No sé si, abstenerse del voto, o votar por la primera mujer que puede ser presidenta de México, o por quien promete una “república amorosa” en lugar de un país tomado por las fuerzas indómitas de la corrupción y la violencia o finalmente, por quien pretende regresar a esa farsa que han sido más de setenta años en el poder, abra la puerta a la posibilidad de alguna solución. Yo lo veo de otra manera. De lo que va de lo particular a lo general, aunque difícilmente puede uno pretender que limpiar la casa puede alcanzar para limpiar el país. Los esfuerzos personales son importantes pero deben llegar a hacerse colectivos para que impacte en las áreas que requieren la mejora.
No quiero que una mujer me gobierne sólo porque ella ha cuidado “bien” de sus hijas o porque ella sí es la “señora de la casa”. No es un argumento suficiente, ni eso, ni la cuota de género. Tampoco quiero un presidente que cambió su discurso en seis años porque entendió que la imagen y la perorata pública son la moneda de cambio a favor del voto; mucho menos quiero darle el permiso de gobernarme a un personaje de ficción y de cartón, de gomina y de ideas paleolíticas, que promete resultados sólo hasta sentarse en la silla del águila, desde donde podrá mandar y decidir.

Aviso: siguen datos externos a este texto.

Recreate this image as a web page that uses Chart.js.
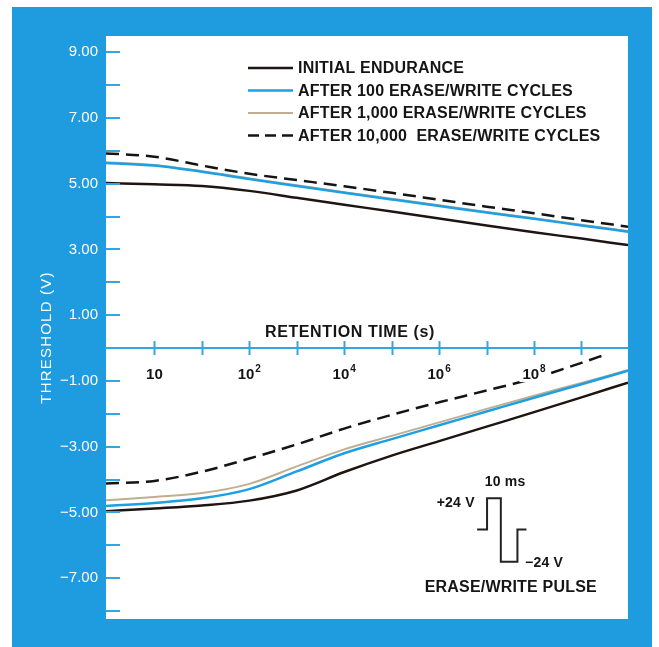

La situación de México tiene sus rasgos propios pero es una manifestación de la evolución (¿involución?) de los individuos, sus sociedades y sus instituciones, las cuales han quedado obsoletas y fuera de forma a nivel global. Éste es un mundo nuevo que no puede ser gobernado con las reglas de una sociedad clásica. Tarea de expertos, de filósofos y estadistas que no puede ser dejada para otro día, porque el dolor de una madre clamando piedad para su hijo que yace muerto en sus brazos, es el mismo con burka o con rebozo.